Спускаясь с лестницы, он обдумывает план эффектного выступления: он прикажет лакею доложить о себе, как о коммерсанте Сезаре Бомбе, и только тогда войдет в салон; он изобразит громкоголосого говоруна, торговца шерстью, никому не даст произнести ни слова, и будет говорить, блестяще и нагло, о своих предприятиях до тех пор, пока смешливое любопытство не станет всецело его достоянием и женщины не привыкнут к его лицу. Потом фейерверк анекдотов, остроумных и крепких, способных привести их в возбуждение, потом темный уголок, который скроет недостатки его внешности, пара стаканов пунша. И, может быть, может быть, к полуночи дамы признают, что он все-таки мил.
КИНОЛЕНТА ЕГО ЖИЗНИ
Дилижанс катится дальше, безжалостно попирая колесами эти ранние грезы. Мальчик почти не смотрит по сторонам, почти не разговаривает со спутниками; он, этот теоретический Дон-Жуан, фантазирует о приключениях, романтических подвигах, о женщинах, о прекрасном Париже. Дилижанс останавливается, наконец, перед заставой. С грохотом катятся колеса по горбатым улицам в узкие, грязные, глубокие провалы между домами, полные испарений прогорклых кушаний и пота нищеты. В испуге глядит разочарованный путник на обиталище своих грез. Так это Париж, «се n’est done que cela?» Это-то и есть Париж? Впоследствии он постоянно будет повторять эти слова — после первой битвы, при переходе армии через С.-Бернард, в ночь первой любви. Действительность, после столь необузданных грез, вечно будет казаться тусклой и бледной перед лицом безмерного романтического вожделения.

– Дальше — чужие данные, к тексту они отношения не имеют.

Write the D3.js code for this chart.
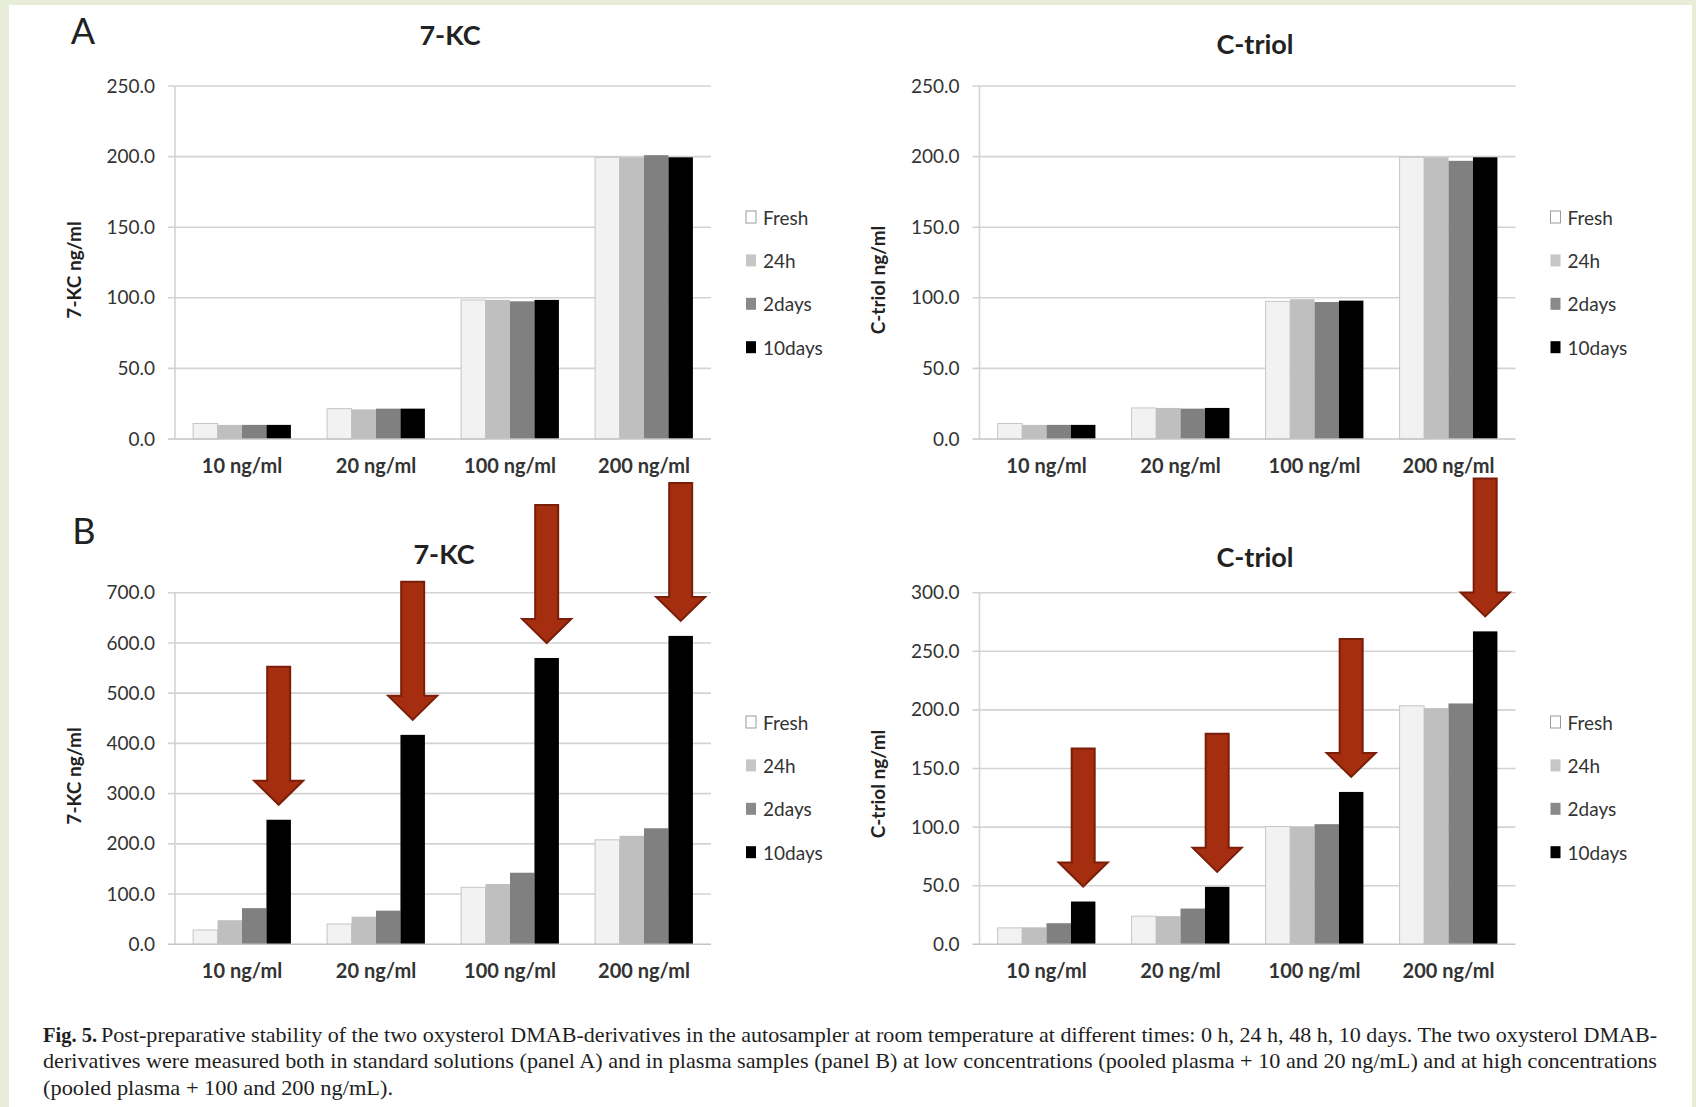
<!DOCTYPE html>
<html>
<head>
<meta charset="utf-8">
<script src="https://cdn.jsdelivr.net/npm/d3@7"></script>
<style>
  html, body { margin: 0; padding: 0; background: #e7edd6; }
  svg { display: block; }
  .sans { font-family: Lato, "Liberation Sans", "DejaVu Sans", sans-serif; }
  .serif { font-family: "Liberation Serif", "DejaVu Serif", serif; }
</style>
</head>
<body>
<svg id="fig" width="1696" height="1107"></svg>
<script>
// ---- data ----------------------------------------------------------
const categories = ["10 ng/ml", "20 ng/ml", "100 ng/ml", "200 ng/ml"];
const seriesNames = ["Fresh", "24h", "2days", "10days"];

// Panel A: standard solutions, 7-KC (ng/ml)
const stdKcFresh  = [11, 21.5, 98.5, 199.5];
const stdKc24h    = [10, 21, 98.5, 199.5];
const stdKc2days  = [10, 21.5, 97.5, 201];
const stdKc10days = [10, 21.5, 98.5, 199.5];

// Panel A: standard solutions, C-triol (ng/ml)
const stdCtFresh  = [11, 22, 97.5, 199.5];
const stdCt24h    = [10, 22, 99, 199.5];
const stdCt2days  = [10, 21.5, 97, 197];
const stdCt10days = [10, 22, 98, 199.5];

// Panel B: plasma samples, 7-KC (ng/ml)
const plKcFresh  = [28.5, 40.5, 113.5, 208];
const plKc24h    = [48, 55, 120, 216];
const plKc2days  = [72, 67, 142.5, 231];
const plKc10days = [248, 417, 570, 614];

// Panel B: plasma samples, C-triol (ng/ml)
const plCtFresh  = [14, 24, 100.5, 203.5];
const plCt24h    = [14.5, 24, 100.5, 201.5];
const plCt2days  = [18, 30.5, 102.5, 205.5];
const plCt10days = [36.5, 49, 130, 267];

// axis ticks
const ticksStd   = [0, 50, 100, 150, 200, 250];
const ticksPlKc  = [0, 100, 200, 300, 400, 500, 600, 700];
const ticksPlCt  = [0, 50, 100, 150, 200, 250, 300];

const captionBold = "Fig. 5.";
const captionLines = [
  "Post-preparative stability of the two oxysterol DMAB-derivatives in the autosampler at room temperature at different times: 0 h, 24 h, 48 h, 10 days. The two oxysterol DMAB-",
  "derivatives were measured both in standard solutions (panel A) and in plasma samples (panel B) at low concentrations (pooled plasma + 10 and 20 ng/mL) and at high concentrations",
  "(pooled plasma + 100 and 200 ng/mL)."
];

// ---- styles --------------------------------------------------------
const barFill   = { "Fresh": "#f2f2f2", "24h": "#bfbfbf", "2days": "#808080", "10days": "#000000" };
const swatchFill = { "Fresh": "#ffffff", "24h": "#c6c6c6", "2days": "#8a8a8a", "10days": "#000000" };
const gridColor = "#d3d3d3";
const arrowFill = "#a52d10";
const arrowStroke = "#7a1e08";

// ---- layout --------------------------------------------------------
const plotW = 536;
const panels = [
  { title: "7-KC", yLabel: "7-KC ng/ml", left: 175, top: 86, bottom: 439,
    series: [stdKcFresh, stdKc24h, stdKc2days, stdKc10days], ticks: ticksStd,
    titleX: 450, titleY: 34, yLabelY: 270, legendY: 217, arrows: false },
  { title: "C-triol", yLabel: "C-triol ng/ml", left: 979.5, top: 86, bottom: 439,
    series: [stdCtFresh, stdCt24h, stdCt2days, stdCt10days], ticks: ticksStd,
    titleX: 1255, titleY: 43, yLabelY: 280, legendY: 217, arrows: false },
  { title: "7-KC", yLabel: "7-KC ng/ml", left: 175, top: 592.7, bottom: 944.3,
    series: [plKcFresh, plKc24h, plKc2days, plKc10days], ticks: ticksPlKc,
    titleX: 444, titleY: 553, yLabelY: 776, legendY: 722, arrows: true },
  { title: "C-triol", yLabel: "C-triol ng/ml", left: 979.5, top: 592.7, bottom: 944.3,
    series: [plCtFresh, plCt24h, plCt2days, plCt10days], ticks: ticksPlCt,
    titleX: 1255, titleY: 556, yLabelY: 784, legendY: 722, arrows: true }
];

const svg = d3.select("#fig");

// page frame
svg.append("rect").attr("x", 9).attr("y", 5).attr("width", 1683).attr("height", 1102).attr("fill", "#ffffff");

// panel letters
svg.append("text").attr("class", "sans").attr("x", 83).attr("y", 30).attr("text-anchor", "middle")
  .attr("dominant-baseline", "central").attr("font-size", 36).attr("fill", "#222").text("A");
svg.append("text").attr("class", "sans").attr("x", 84).attr("y", 530).attr("text-anchor", "middle")
  .attr("dominant-baseline", "central").attr("font-size", 36).attr("fill", "#222").text("B");

panels.forEach(p => {
  const g = svg.append("g");
  const yMax = p.ticks[p.ticks.length - 1];
  const y = d3.scaleLinear().domain([0, yMax]).range([p.bottom, p.top]);
  const x0 = d3.scaleBand().domain(categories).range([p.left, p.left + plotW])
    .paddingInner(0.27).paddingOuter(0.135);
  const x1 = d3.scaleBand().domain(seriesNames).range([0, x0.bandwidth()]).padding(0);

  // gridlines, with short stubs left of the value axis
  g.append("g").selectAll("line").data(p.ticks.filter(t => t > 0)).join("line")
    .attr("x1", p.left - 7).attr("x2", p.left + plotW)
    .attr("y1", d => y(d)).attr("y2", d => y(d))
    .attr("stroke", gridColor).attr("stroke-width", 1.6);

  // vertical value axis line
  g.append("line").attr("x1", p.left).attr("x2", p.left).attr("y1", p.top).attr("y2", p.bottom)
    .attr("stroke", gridColor).attr("stroke-width", 1.6);

  // tick labels
  const yAxis = d3.axisLeft(y).tickValues(p.ticks).tickFormat(d3.format(".1f")).tickSize(0).tickPadding(20);
  g.append("g").attr("transform", `translate(${p.left},0)`).call(yAxis)
    .call(s => s.select(".domain").remove())
    .call(s => s.selectAll("text").attr("class", "sans").attr("font-size", 19).attr("fill", "#333"));

  // bars
  seriesNames.forEach((name, si) => {
    g.append("g").selectAll("rect").data(p.series[si]).join("rect")
      .attr("x", (d, i) => x0(categories[i]) + x1(name))
      .attr("width", x1.bandwidth())
      .attr("y", d => y(d))
      .attr("height", d => y(0) - y(d))
      .attr("fill", barFill[name])
      .attr("stroke", name === "Fresh" ? "#c6c6c6" : "none")
      .attr("stroke-width", 1);
  });

  // category baseline
  g.append("line").attr("x1", p.left - 7).attr("x2", p.left + plotW).attr("y1", p.bottom).attr("y2", p.bottom)
    .attr("stroke", "#c4c4c4").attr("stroke-width", 1.6);

  // category labels
  const xAxis = d3.axisBottom(x0).tickSize(0).tickPadding(20);
  g.append("g").attr("transform", `translate(0,${p.bottom})`).call(xAxis)
    .call(s => s.select(".domain").remove())
    .call(s => s.selectAll("text").attr("class", "sans").attr("font-size", 20).attr("font-weight", 700)
      .attr("fill", "#333"));

  // title
  g.append("text").attr("class", "sans").attr("x", p.titleX).attr("y", p.titleY)
    .attr("text-anchor", "middle").attr("dominant-baseline", "central")
    .attr("font-size", 27).attr("font-weight", 700).attr("fill", "#222").text(p.title);

  // value axis title
  g.append("text").attr("class", "sans")
    .attr("transform", `translate(${p.left - 102},${p.yLabelY}) rotate(-90)`)
    .attr("text-anchor", "middle").attr("dominant-baseline", "central")
    .attr("font-size", 19).attr("font-weight", 700).attr("fill", "#222").text(p.yLabel);

  // legend
  const lg = g.append("g").attr("transform", `translate(${p.left + 571},${p.legendY})`);
  seriesNames.forEach((name, i) => {
    const row = lg.append("g").attr("transform", `translate(0,${i * 43.4})`);
    row.append("rect").attr("x", 0).attr("y", -6).attr("width", 10).attr("height", 12)
      .attr("fill", swatchFill[name]).attr("stroke", name === "Fresh" ? "#9a9a9a" : "none").attr("stroke-width", 1);
    row.append("text").attr("class", "sans").attr("x", 17).attr("y", 0).attr("dominant-baseline", "central")
      .attr("font-size", 19).attr("fill", "#333").text(name);
  });

  // arrows pointing at the 10-day bars
  if (p.arrows) {
    const last = seriesNames[seriesNames.length - 1];
    const vals = p.series[seriesNames.length - 1];
    const shaftHalf = 11.5, headHalf = 24.5, headLen = 24, totalLen = 138, gap = 15;
    g.append("g").selectAll("path").data(vals).join("path")
      .attr("d", (d, i) => {
        const cx = x0(categories[i]) + x1(last) + x1.bandwidth() / 2;
        const tip = y(d) - gap;
        const path = d3.path();
        path.moveTo(cx - shaftHalf, tip - totalLen);
        path.lineTo(cx + shaftHalf, tip - totalLen);
        path.lineTo(cx + shaftHalf, tip - headLen);
        path.lineTo(cx + headHalf, tip - headLen);
        path.lineTo(cx, tip);
        path.lineTo(cx - headHalf, tip - headLen);
        path.lineTo(cx - shaftHalf, tip - headLen);
        path.closePath();
        return path.toString();
      })
      .attr("fill", arrowFill).attr("stroke", arrowStroke).attr("stroke-width", 2).attr("stroke-linejoin", "miter");
  }
});

// ---- caption -------------------------------------------------------
const capX = 43, capRight = 1657, capSize = 21;
const baselines = [1042, 1068, 1095];
svg.append("text").attr("class", "serif").attr("x", capX).attr("y", baselines[0])
  .attr("font-size", capSize).attr("font-weight", 700).attr("fill", "#1e1e1e")
  .attr("textLength", 54).attr("lengthAdjust", "spacingAndGlyphs").text(captionBold);
svg.append("text").attr("class", "serif").attr("x", 101).attr("y", baselines[0])
  .attr("font-size", capSize).attr("fill", "#1e1e1e")
  .attr("textLength", capRight - 101).attr("lengthAdjust", "spacingAndGlyphs").text(captionLines[0]);
svg.append("text").attr("class", "serif").attr("x", capX).attr("y", baselines[1])
  .attr("font-size", capSize).attr("fill", "#1e1e1e")
  .attr("textLength", capRight - capX).attr("lengthAdjust", "spacingAndGlyphs").text(captionLines[1]);
svg.append("text").attr("class", "serif").attr("x", capX).attr("y", baselines[2])
  .attr("font-size", capSize).attr("fill", "#1e1e1e")
  .attr("textLength", 350).attr("lengthAdjust", "spacingAndGlyphs").text(captionLines[2]);
</script>
</body>
</html>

Они останавливаются перед бесцветной гостиницей на улице Св. Доминика. Там, в мансарде пятого этажа, с люком вместо окна, узкой и по-тюремному темной, в рассаднике злостной меланхолии, проводит Анри Бейль несколько недель, не заглянув ни разу в учебник математики. Часами шатается он по улицам, глядя вслед женщинам, — как обольстительны они, полуобнаженные по последней римской моде, с какой готовностью перекидываются шутками со своими поклонниками, как умеют смеяться, легко и привлекательно; но сам он не решается подойти ни к одной из них, неуклюжий глупый мальчишка, в темном провинциальном плаще, мало элегантный и еще менее предприимчивый. Даже к падким до денег девушкам, из тех, что бродят под фонарями, не смеет он подступиться и лишь мучительно завидует более смелым товарищам. У него нет друзей и знакомых, нет работы; угрюмо бродит он, погруженный в грезы о романтических приключениях, по грязным улицам, весь уйдя в себя, подвергаясь порой опасности быть раздавленным встречной каретой.